If real long-term interest rates were to return to their 40-year average, they would rise by about 150 basis points from the level seen in the fall of 2010. And they may start moving up within five years, the report said.
The rise in interest rates, translating into higher cost of capital for businesses, investors and governments, would however be slower if the saving rate were to keep pace with the rise in demand for capital. That seems unlikely even though households in the US and UK have started saving a lot more in the aftermath of the financial crisis.

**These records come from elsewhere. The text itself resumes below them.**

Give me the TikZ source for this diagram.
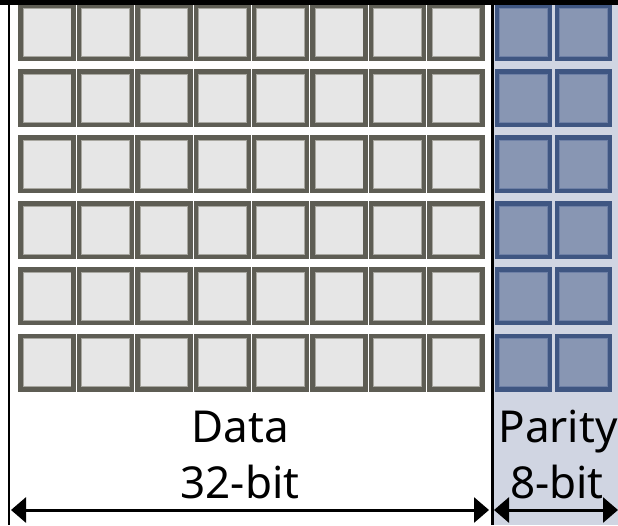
\documentclass[tikz,border=0pt]{standalone}
\usepackage{fontspec}
\setmainfont{Noto Sans}
\usetikzlibrary{arrows.meta}
\definecolor{datafill}{HTML}{E6E6E6}
\definecolor{databorder}{HTML}{5E5D54}
\definecolor{datainner}{HTML}{A8A7A0}
\definecolor{parbg}{HTML}{D0D5E2}
\definecolor{parfill}{HTML}{8896B3}
\definecolor{parborder}{HTML}{3F5682}
\definecolor{parinner}{HTML}{6E80A6}
\tikzset{
  cellbase/.style={rectangle, inner sep=0pt, line width=4.5pt,
    minimum width=53pt, minimum height=53.5pt},
  datacell/.style={cellbase, draw=databorder, fill=datafill,
    path picture={\draw[datainner,line width=0.8pt]
      ([shift={(2.65pt,-2.65pt)}]path picture bounding box.north west) rectangle
      ([shift={(-2.65pt,2.65pt)}]path picture bounding box.south east);}},
  parcell/.style={cellbase, draw=parborder, fill=parfill,
    path picture={\draw[parinner,line width=0.8pt]
      ([shift={(2.65pt,-2.65pt)}]path picture bounding box.north west) rectangle
      ([shift={(-2.65pt,2.65pt)}]path picture bounding box.south east);}},
  lbl/.style={anchor=base, inner sep=0pt, font=\fontsize{44}{56}\selectfont},
  dimarrow/.style={line width=3pt, {Triangle[length=15pt,width=25pt]}-{Triangle[length=15pt,width=25pt]}}
}
\begin{document}
\begin{tikzpicture}[x=1pt,y=-1pt]
\useasboundingbox (0,0) rectangle (618,525);
% parity background
\fill[parbg] (494,0) rectangle (618,525);
% cells
\foreach \i in {0,...,5}{
  \foreach \j in {0,...,7}{
    \node[datacell] (d\i\j) at ({18.3+58.4*\j+28.75},{3+66.1*\i+29}) {};
  }
  \foreach \j in {0,1}{
    \node[parcell] (p\i\j) at ({495+60*\j+28.5},{3+66.1*\i+29}) {};
  }
}
% top bar and vertical lines
\fill[black] (0,0) rectangle (618,4.7);
\draw[line width=2pt] (9,0) -- (9,525);
\draw[line width=3pt] (492.5,0) -- (492.5,525);
% labels
\node[lbl] (data) at (240,442.7) {Data};
\node[lbl] (dbits) at (240,498.7) {32-bit};
\node[lbl] (par) at (558,442.7) {Parity};
\node[lbl] (pbits) at (557,498.7) {8-bit};
% dimension arrows
\coordinate (a1) at (11,510);
\coordinate (a2) at (489,510);
\coordinate (b1) at (494,510);
\coordinate (b2) at (618,510);
\draw[dimarrow] (a1) -- (a2);
\draw[dimarrow] (b1) -- (b2);
\end{tikzpicture}
\end{document}
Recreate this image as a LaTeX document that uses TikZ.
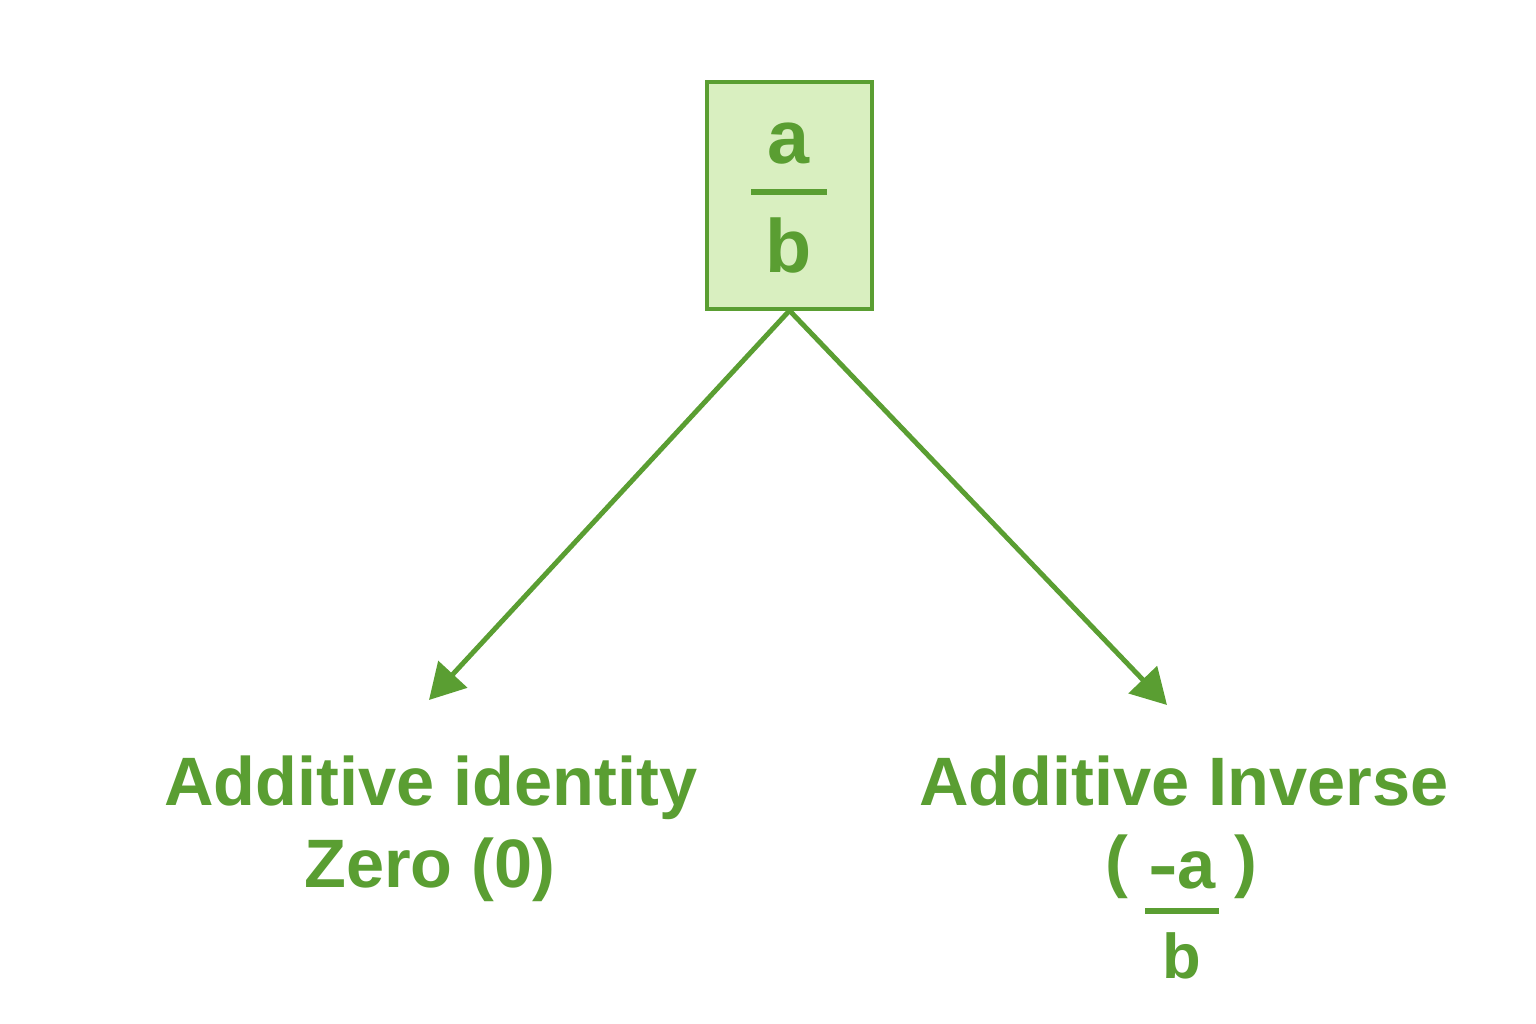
\documentclass[tikz,border=0pt]{standalone}
\usepackage{fontspec}
\setmainfont{Liberation Sans}
\usetikzlibrary{arrows.meta}
\definecolor{leaf}{RGB}{90,158,50}
\definecolor{leaffill}{RGB}{217,239,192}
\begin{document}
\begin{tikzpicture}[x=0.02cm,y=-0.02cm,
  lbl/.style={text=leaf,font=\fontsize{39}{47}\selectfont\bfseries,anchor=base,inner sep=0pt},
  big/.style={text=leaf,font=\fontsize{43}{50}\selectfont\bfseries,anchor=base,inner sep=0pt},
  conn/.style={draw=leaf,line width=2.8pt,-{Triangle[length=20pt,width=22pt]}},
  bar/.style={draw=leaf,line width=3.6pt}]
\useasboundingbox (0,0) rectangle (1536,1024);
\fill[white] (0,0) rectangle (1536,1024);
% top box
\node[draw=leaf,fill=leaffill,line width=1.8pt,minimum width=3.3cm,minimum height=4.54cm,inner sep=0pt] (box) at (789.5,195.5) {};
\node[big] (na) at (789,164) {a};
\node[big] (nb) at (789,273) {b};
\draw[bar] (751,192) -- (827,192);
% arrows
\coordinate (tipL) at (429,700);
\coordinate (tipR) at (1167,705);
\draw[conn] (box.south) -- (tipL);
\draw[conn] (box.south) -- (tipR);
% left label
\node[lbl] (l1) at (431,805) {Additive identity};
\node[lbl] (l2) at (430,887) {Zero (0)};
% right label
\node[lbl] (r1) at (1184,805) {Additive Inverse};
\node[lbl] (rpl) at (1117,884) {(};
\node[lbl] (rpr) at (1246,884) {)};
\node[lbl] (rna) at (1182,888) {\scalebox{1.3}[1]{-}a};
\draw[bar] (1145,911) -- (1219,911);
\node[text=leaf,font=\fontsize{36}{44}\selectfont\bfseries,anchor=base,inner sep=0pt] (rnb) at (1182,978) {b};
\end{tikzpicture}
\end{document}
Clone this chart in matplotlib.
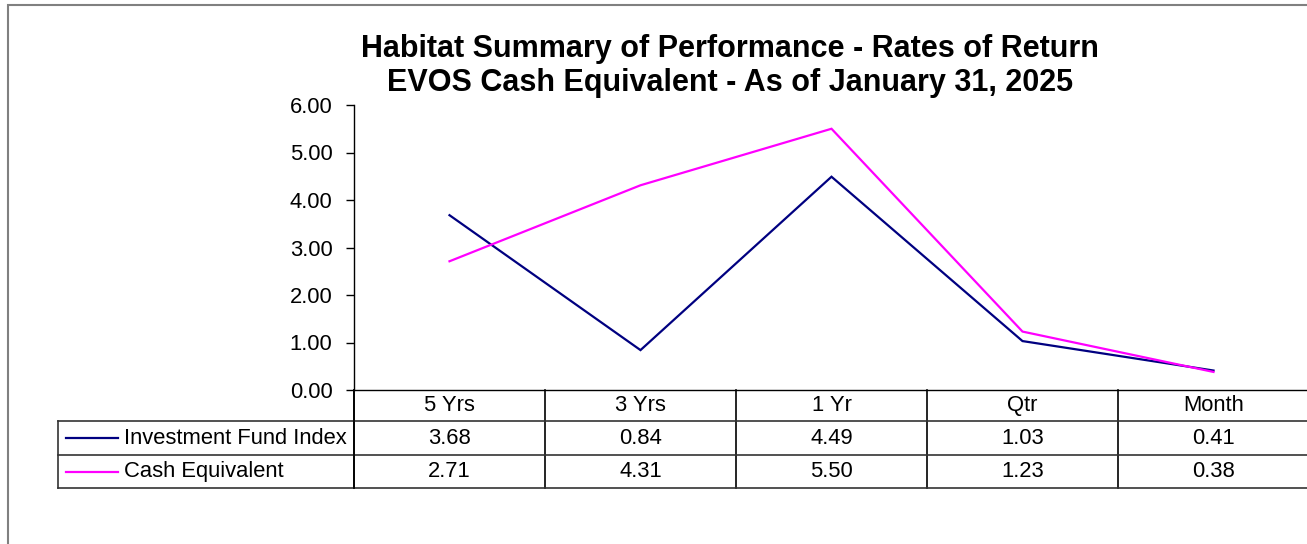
import matplotlib
matplotlib.use("Agg")
import matplotlib.pyplot as plt
from matplotlib.patches import Rectangle
from matplotlib.lines import Line2D
import matplotlib.transforms as mtransforms

categories = ["5 Yrs", "3 Yrs", "1 Yr", "Qtr", "Month"]
series_names = ["Investment Fund Index", "Cash Equivalent"]
fund_index = [3.68, 0.84, 4.49, 1.03, 0.41]
cash_equiv = [2.71, 4.31, 5.50, 1.23, 0.38]
yticks = [0, 1, 2, 3, 4, 5, 6]
colors = ["#000080", "#FF00FF"]
title = "Habitat Summary of Performance - Rates of Return\nEVOS Cash Equivalent - As of January 31, 2025"

plt.rcParams['font.family'] = ['Liberation Sans', 'DejaVu Sans']

W, H = 1307, 544
fig = plt.figure(figsize=(W / 100, H / 100), dpi=100)
FS = 15.8

def fx(px):
    return px / W

def fy(py):
    return 1 - py / H

# axes: x from 354 to 1309 px, y from 105 to 390 px
ax_l, ax_r, ax_t, ax_b = 354, 1309, 105, 390
ax = fig.add_axes([fx(ax_l), fy(ax_b), fx(ax_r - ax_l), (ax_b - ax_t) / H])
xs = list(range(len(categories)))
for vals, c in zip([fund_index, cash_equiv], colors):
    ax.plot(xs, vals, color=c, lw=1.6, solid_joinstyle='miter')
ax.set_xlim(-0.5, len(categories) - 0.5)
ax.set_ylim(0, 6)
ax.set_yticks(yticks)
ax.set_yticklabels([f"{v:.2f}" for v in yticks], fontsize=FS)
ax.tick_params(axis='y', direction='out', length=6, width=1, pad=9.5, colors='black')
ax.set_xticks([])
for s in ['top', 'right']:
    ax.spines[s].set_visible(False)
ax.spines['left'].set_linewidth(1)
ax.spines['bottom'].set_linewidth(1)
ax.patch.set_alpha(0)

# table drawn in blended coords: x in data, y in axes fraction
trans = mtransforms.blended_transform_factory(ax.transData, ax.transAxes)
axh = ax_b - ax_t

def ya(py):
    return (ax_b - py) / axh

row_edges = [390, 421, 455, 488]
# vertical column boundaries
for i in range(len(categories) + 1):
    x = i - 0.5
    ax.add_line(Line2D([x, x], [ya(390), ya(488)], transform=trans, color='black',
                       lw=1.2, clip_on=False))
# horizontal lines spanning legend cell to right
leg_left_px = 58
ftrans = fig.transFigure
for py in row_edges[1:]:
    fig.add_artist(Line2D([fx(leg_left_px), fx(ax_r)], [fy(py), fy(py)], transform=ftrans,
                          color='#333333', lw=1.2))
fig.add_artist(Line2D([fx(leg_left_px), fx(leg_left_px)], [fy(421), fy(488)], transform=ftrans,
                      color='#333333', lw=1.2))
fig.add_artist(Line2D([fx(ax_l), fx(ax_l)], [fy(390), fy(488)], transform=ftrans,
                      color='black', lw=1.2))

# header row
for i, cat in enumerate(categories):
    ax.text(i, ya(405.5), cat, transform=trans, ha='center', va='center', fontsize=FS, clip_on=False)
# data rows
for r, (vals, name, c) in enumerate(zip([fund_index, cash_equiv], series_names, colors)):
    yc = (row_edges[r + 1] + row_edges[r + 2]) / 2
    for i, v in enumerate(vals):
        ax.text(i, ya(yc), f"{v:.2f}", transform=trans, ha='center', va='center', fontsize=FS,
                clip_on=False)
    fig.add_artist(Line2D([fx(66), fx(118)], [fy(yc), fy(yc)], transform=ftrans, color=c, lw=1.6))
    fig.text(fx(124), fy(yc), name, ha='left', va='center', fontsize=FS)

# title
fig.text(fx(730), fy(66), title, ha='center', va='center', fontsize=22, fontweight='bold',
         linespacing=1.17)

# outer border (grey), right/bottom edges off-canvas
fig.add_artist(Rectangle((fx(8), fy(560)), fx(1320), (560 - 5) / H, transform=ftrans,
                         fill=False, edgecolor='#808080', lw=1.5))

fig.savefig("out.png", dpi=100)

However, the increase in global saving rate is unlikely to match the rise in demand for capital when the Chinese government is encouraging its citizens to increase their consumption. The country needs to bring down its saving rate from 53% of GDP (in 2008) to sustain its high growth rate. If the Chinese governments policies indeed succeed, global saving would decline by at least 1.8 percentage points of the global GDP by 2030.
Increased saving by households in the US and UK, if it continues to persist, can at best offset this decline in global saving rate by just one percentage point in 2030. The global saving rate would also be depressed by the increased age-related spending in many countries. Spending for the retired could increase by 3-3.5% of the global GDP by 2030, according to some estimates.
The McKinsey report noted that developing economies are embarking on one of the biggest building booms in history. The world is now at the start of another potentially enormous wave of capital investment, this time driven primarily by emerging markets. By 2020, global investment demand could reach levels not seen since the postwar rebuilding of Europe and Japan and the era of high growth in mature economies, it said.
The investment boom is already being experienced across Asia, Latin America and Africa, where the demand for new homes, transport systems, factories, offices, skyscrapers, hospitals and shopping centers has already caused a jump in investment. The global investment rate had increased from a low of 20.8% of the GDP in 2002 to 23.7% in 2008, and then dipped again during the global recession of 2009.
The authors of the report noted that given the emerging nations led by China and India have low levels of capital, high investment rates are likely to continue for decades, exceeding 25% of global GDP by 2030. If consensus forecasts of global growth are realised, global investment will amount to $24 trillion in 2030, compared with $11 trillion currently (in constant 2005 prices and exchange rates).